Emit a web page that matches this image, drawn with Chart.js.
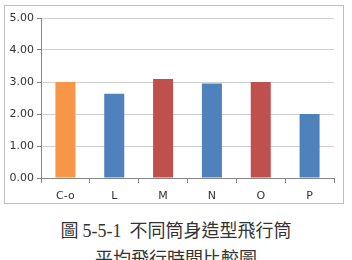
<!DOCTYPE html>
<html>
<head>
<meta charset="utf-8">
<script src="https://cdn.jsdelivr.net/npm/chart.js@4"></script>
<style>
  html, body { margin: 0; padding: 0; background: #fff; }
  body { width: 352px; height: 260px; position: relative; overflow: hidden; }
  .box {
    position: absolute; left: 4px; top: 5px; width: 338px; height: 197px;
    border: 1px solid #bfbfbf; background: #fff;
  }
  .caption {
    position: absolute; left: 0; width: 352px; text-align: center;
    font-family: "Noto Sans CJK TC", "Noto Sans CJK SC", sans-serif;
    font-size: 18px; color: #333; line-height: 18px; white-space: pre;
  }
  .num { font-family: "Liberation Serif", serif; }
</style>
</head>
<body>
<div class="box"><canvas id="chart" width="338" height="197"></canvas></div>
<div class="caption" style="top:220px">圖 <span class="num">5-5-1</span>  不同筒身造型飛行筒</div>
<div class="caption" style="top:248px">平均飛行時間比較圖</div>
<script>
const categories = ["C-o", "L", "M", "N", "O", "P"];
const flightTimes = [3.00, 2.63, 3.09, 2.95, 3.00, 2.00];
const barColors = ["#F79646", "#4F81BD", "#C0504D", "#4F81BD", "#C0504D", "#4F81BD"];
const yTicks = [0, 1, 2, 3, 4, 5];

const tickFont = { family: "DejaVu Sans", size: 11 };

new Chart(document.getElementById("chart"), {
  type: "bar",
  data: {
    labels: categories,
    datasets: [{
      data: flightTimes,
      backgroundColor: barColors,
      borderWidth: 0,
      categoryPercentage: 1,
      barPercentage: 0.41,
    }],
  },
  options: {
    responsive: false,
    animation: false,
    devicePixelRatio: 1,
    layout: { padding: { top: 12, right: 9, bottom: 0, left: 0 } },
    plugins: { legend: { display: false }, tooltip: { enabled: false } },
    scales: {
      x: {
        grid: { drawOnChartArea: false, drawTicks: true, tickLength: 5, color: "#868686", offset: true },
        border: { display: true, color: "#868686" },
        ticks: { font: tickFont, color: "#333333", padding: 7 },
        afterFit: (s) => { s.height = 25; },
      },
      y: {
        min: 0,
        max: 5,
        afterBuildTicks: (s) => { s.ticks = yTicks.map((v) => ({ value: v })); },
        grid: { color: "#d0d0d0", tickLength: 4, tickColor: "#868686" },
        border: { display: true, color: "#868686" },
        ticks: {
          font: tickFont,
          color: "#333333",
          padding: 3,
          callback: (v) => Number(v).toFixed(2),
        },
        afterFit: (s) => { s.width = 36; },
      },
    },
  },
});
</script>
</body>
</html>
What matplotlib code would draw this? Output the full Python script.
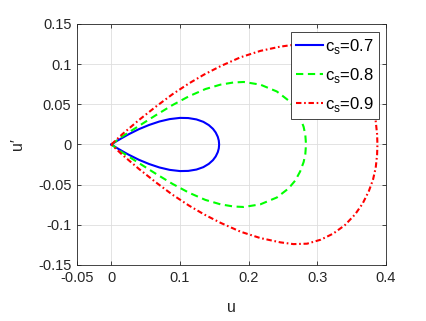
import numpy as np
import matplotlib
matplotlib.use('Agg')
import matplotlib.pyplot as plt

plt.rcParams['font.family'] = ['Liberation Sans', 'DejaVu Sans']
plt.rcParams['mathtext.fontset'] = 'custom'
plt.rcParams['mathtext.rm'] = 'Liberation Sans'
plt.rcParams['axes.unicode_minus'] = False

# upper half of each orbit (u, u'); lower half is the mirror image
u_07 = [0, 0.008, 0.016, 0.025, 0.040, 0.055, 0.070, 0.085, 0.100, 0.112, 0.124,
        0.134, 0.142, 0.148, 0.152, 0.155, 0.1565, 0.157]
up_07 = [0, 0.0043, 0.0083, 0.0126, 0.0190, 0.0243, 0.0286, 0.0316, 0.0331, 0.0329,
         0.0312, 0.0282, 0.0241, 0.0195, 0.0149, 0.0096, 0.0049, 0]

u_08 = [0, 0.016, 0.040, 0.064, 0.089, 0.113, 0.137, 0.159, 0.178, 0.193, 0.217,
        0.241, 0.258, 0.268, 0.275, 0.280, 0.2825, 0.2835]
up_08 = [0, 0.0100, 0.0230, 0.0360, 0.0490, 0.0600, 0.0690, 0.0745, 0.0772, 0.0778,
         0.0745, 0.0660, 0.0548, 0.0447, 0.0335, 0.0220, 0.0120, 0]

u_09 = [0, 0.016, 0.040, 0.065, 0.089, 0.113, 0.135, 0.159, 0.188, 0.217, 0.246,
        0.265, 0.285, 0.305, 0.323, 0.340, 0.355, 0.366, 0.375, 0.381, 0.385, 0.387, 0.3875]
up_09 = [0, 0.0128, 0.0303, 0.0472, 0.0625, 0.0760, 0.0870, 0.0975, 0.1085, 0.1165,
         0.1218, 0.1240, 0.1235, 0.1185, 0.1110, 0.1005, 0.0870, 0.0735, 0.0580,
         0.0440, 0.0290, 0.0130, 0]

labels = ['c$_\\mathregular{s}$=0.7', 'c$_\\mathregular{s}$=0.8', 'c$_\\mathregular{s}$=0.9']
xticks = [-0.05, 0, 0.1, 0.2, 0.3, 0.4]
xticklabels = ['-0.05', '0', '0.1', '0.2', '0.3', '0.4']
yticks = [-0.15, -0.1, -0.05, 0, 0.05, 0.1, 0.15]
yticklabels = ['-0.15', '-0.1', '-0.05', '0', '0.05', '0.1', '0.15']


def closed(u, up):
    u = np.array(u)
    up = np.array(up)
    return np.concatenate([u, u[::-1]]), np.concatenate([up, -up[::-1]])


fig = plt.figure(figsize=(4.27, 3.21), dpi=100)
ax = fig.add_axes([0.1803, 0.1745, 0.7237, 0.7508])

styles = [dict(color=(0, 0, 1), ls='-'),
          dict(color=(0, 1, 0), ls=(0, (3.5, 2.2))),
          dict(color=(1, 0, 0), ls=(0, (2.6, 1.3, 0.8, 1.3)))]
for (u, up), lab, st in zip([(u_07, up_07), (u_08, up_08), (u_09, up_09)], labels, styles):
    x, y = closed(u, up)
    ax.plot(x, y, lw=1.5, label=lab, **st)

ax.set_xlim(-0.05, 0.4)
ax.set_ylim(-0.15, 0.15)
ax.set_xticks(xticks)
ax.set_xticklabels(xticklabels)
ax.set_yticks(yticks)
ax.set_yticklabels(yticklabels)
ax.tick_params(direction='in', length=3, width=0.6, color='#262626',
               labelsize=10.5, labelcolor='#262626', top=True, right=True, pad=4)
for sp in ax.spines.values():
    sp.set_color('#262626')
    sp.set_linewidth(0.6)
ax.grid(True, color='#dedede', lw=0.6)
ax.set_axisbelow(True)

ax.set_xlabel('u', fontsize=11.5, color='#262626', labelpad=11)
ax.set_ylabel('u\u2032', fontsize=11.5, color='#262626', labelpad=9)

leg = ax.legend(loc='upper right', bbox_to_anchor=(0.9775, 0.967), borderaxespad=0,
                fontsize=12, handlelength=1.65, handletextpad=0.1, labelspacing=0.6,
                borderpad=0.3, fancybox=False, framealpha=1, edgecolor='#262626')
leg.get_frame().set_linewidth(0.6)

fig.savefig('out.png', dpi=100)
__________________________________________________
_Directions_:
Select the lines that carry the string "matplotlib" and copy them.

_Complete output_:
What matplotlib code would draw this? Output the full Python script.
import matplotlib
matplotlib.use('Agg')
import matplotlib.pyplot as plt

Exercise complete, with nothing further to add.